No matter whether we agree with the conclusions of climate scientists or not, this kind of thing should worry everyone:

The idea that there would be inconsistent versions of something from Lonnie Thompson is not something that will surprise previous readers. Here is a collation of different “grey” versions of one of the components in the above graphic (Dunde). Dunde was drilled in 1987 and is a staple of multiproxy studies. It has about 3000 samples containing not just dO18 values but relevant dust and chemistry information. Thompson has refused to archive original sample data. I’ve made many efforts to get this data but have been rebuffed by Thompson himself, the National Science Foundation, Science magazine and the National Academy of Sciences (both in their capacity as publishers of PNAS and in their capacity as organizers of the Surface Temperatures panel). This is important data which cannot be duplicated by third parties – Thompson has an obligation to archive all sample information and NSF and the journals have an obligation to require him to archive it: none of them are living up to these obligations. Maybe Al Gore could ask him.

The results of different Thompson versions of Dunde make a spaghetti graph all by themselves. Note that one version with annual data ends at a very low value. This inconsistency is not isolated to Dunde – as you can see from perusing the posts in the Thompson category.


Dunde Versions. Heavy black – Yao et al 2006 (3 year rolling average); thin black – MBH98 (annual); red – PNAS 2006 (5-year averages); blue – Clim Chg 2003 (10-year averages); purple – Yang et al 2002 (values in 50 -year intervals); green – Crowley and Lowery 2000 (original in standardized format, re-fitted here for display by regression fit to MBH98).

What you see is a climate scientist  who refuses to release a critical experimental / observational data set to the broader community, while at various times releasing what appear to be wildly different versions of the data.

And this is frightening as well:

In 2003, Thompson took a new ice core at Bona Churchill.
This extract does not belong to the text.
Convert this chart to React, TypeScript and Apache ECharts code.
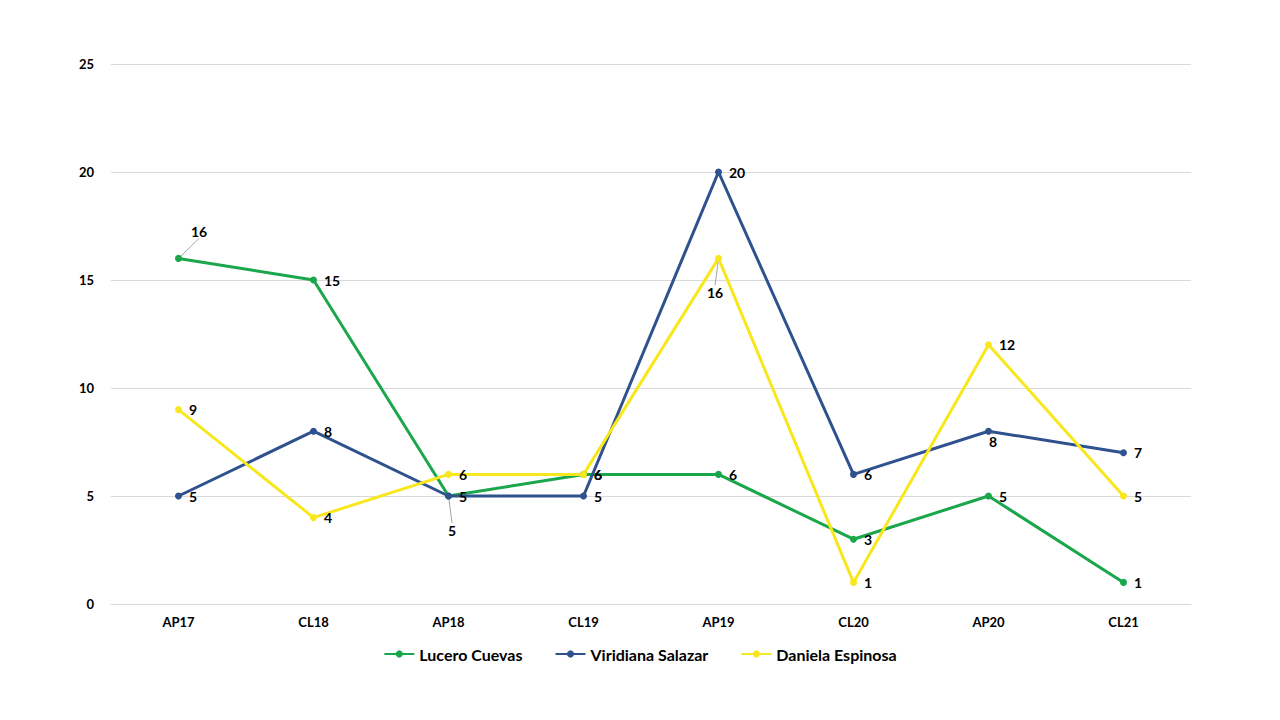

We haven’t heard anything about it. On previous occasions, e.g. here , I’ve predicted that 20th century values at this site would be lower than 19th century values – using the mining promotion philosophy that if Thompson had had “good” results, we’d have heard about them. The prediction has a little more teeth than that as dO18 values at nearby Mount Logan obtained and already published by Fisher et al went down in the 20th century.

Here, we see that Steve McIntyre is able to make reliable predictions of a climate scientist’s actions using the simple prediction heuristic "if the study does not end up getting published, it means that the results did not support the catastrophic man-made global warming proposition."  Call it, I gues, the Inconvinient experimental results.

Oh, and by the way — Thomson was the source of many of the temperature reconstructions, including the "hockey stick," shown by Gore in An Inconvinient Truth.

One thought on “The State of Climate Science”

  1. It gets better! Read the comments at CA. The Lonnie Thompson “hockey stick” is actually Mann’s with Phil Jones’ spliced on the end. You couldn’t make it it up!